▸ Data section:
□ □ □ □ □ □ □
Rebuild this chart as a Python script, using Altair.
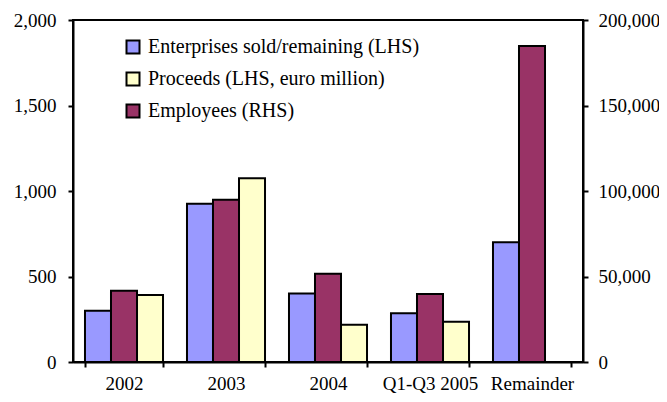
import altair as alt
import pandas as pd

categories = ["2002", "2003", "2004", "Q1-Q3 2005", "Remainder"]
enterprises = [300, 925, 400, 285, 700]
proceeds = [392, 1075, 218, 236, None]
employees = [41700, 94900, 51600, 39800, 184800]

S_ENT = "Enterprises sold/remaining (LHS)"
S_PRO = "Proceeds (LHS, euro million)"
S_EMP = "Employees (RHS)"

left_rows = []
for c, e, p in zip(categories, enterprises, proceeds):
    left_rows.append({"category": c, "series": S_ENT, "value": e})
    if p is not None:
        left_rows.append({"category": c, "series": S_PRO, "value": p})
left_df = pd.DataFrame(left_rows)
right_df = pd.DataFrame({"category": categories, "series": S_EMP, "value": employees})

FONT = "Liberation Serif"

color_scale = alt.Scale(domain=[S_ENT, S_PRO, S_EMP],
                        range=["#9999FF", "#FFFFCC", "#993366"])
offset_scale = alt.Scale(domain=[S_ENT, S_EMP, S_PRO], paddingInner=0, paddingOuter=0)

legend = alt.Legend(
    title=None, orient="none", legendX=50, legendY=17,
    symbolType="square", symbolSize=169, symbolStrokeColor="black",
    symbolStrokeWidth=2, symbolOpacity=1,
    labelFont=FONT, labelFontSize=20, labelColor="black", labelLimit=0,
    rowPadding=10, padding=0, labelOffset=5,
)

x_enc = alt.X(
    "category:N", sort=categories,
    scale=alt.Scale(paddingInner=0.235, paddingOuter=0.1175),
    axis=alt.Axis(title=None, labelAngle=0, tickBand="extent", tickSize=5,
                  labelPadding=7),
)

left = alt.Chart(left_df).mark_bar(stroke="black", strokeWidth=2).encode(
    x=x_enc,
    xOffset=alt.XOffset("series:N", scale=offset_scale),
    y=alt.Y("value:Q", scale=alt.Scale(domain=[0, 2000]),
            axis=alt.Axis(orient="left", title=None, values=[0, 500, 1000, 1500, 2000],
                          format=",d", tickSize=5, labelPadding=12)),
    color=alt.Color("series:N", scale=color_scale, legend=legend),
)

right = alt.Chart(right_df).mark_bar(stroke="black", strokeWidth=2).encode(
    x=x_enc,
    xOffset=alt.XOffset("series:N", scale=offset_scale),
    y=alt.Y("value:Q", scale=alt.Scale(domain=[0, 200000]),
            axis=alt.Axis(orient="right", title=None,
                          values=[0, 50000, 100000, 150000, 200000],
                          format=",d", tickSize=5, labelPadding=10)),
    color=alt.Color("series:N", scale=color_scale, legend=legend),
)

chart = (
    alt.layer(left, right)
    .resolve_scale(y="independent")
    .properties(width=510, height=342, autosize="none",
                padding={"left": 65, "top": 12, "right": 76, "bottom": 32})
    .configure_axis(domainColor="black", domainWidth=2, tickColor="black",
                    tickWidth=2, labelFont=FONT, labelFontSize=19,
                    labelColor="black", grid=False)
    .configure_view(stroke="black", strokeWidth=2)
)

chart.save("out.html", embed_options={"renderer": "svg", "actions": False})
□ □ □ □ □ □ □
▸ Exercise instructions: Repeat the lines of the listing above verbatim, beginning at its first line and ending at the line containing "employees = [41700, 94900, 51600, 39800, 184800]", which is included. Omit pictures.

▸ In response:
Rebuild this chart as a Python script, using Altair.
import altair as alt
import pandas as pd

categories = ["2002", "2003", "2004", "Q1-Q3 2005", "Remainder"]
enterprises = [300, 925, 400, 285, 700]
proceeds = [392, 1075, 218, 236, None]
employees = [41700, 94900, 51600, 39800, 184800]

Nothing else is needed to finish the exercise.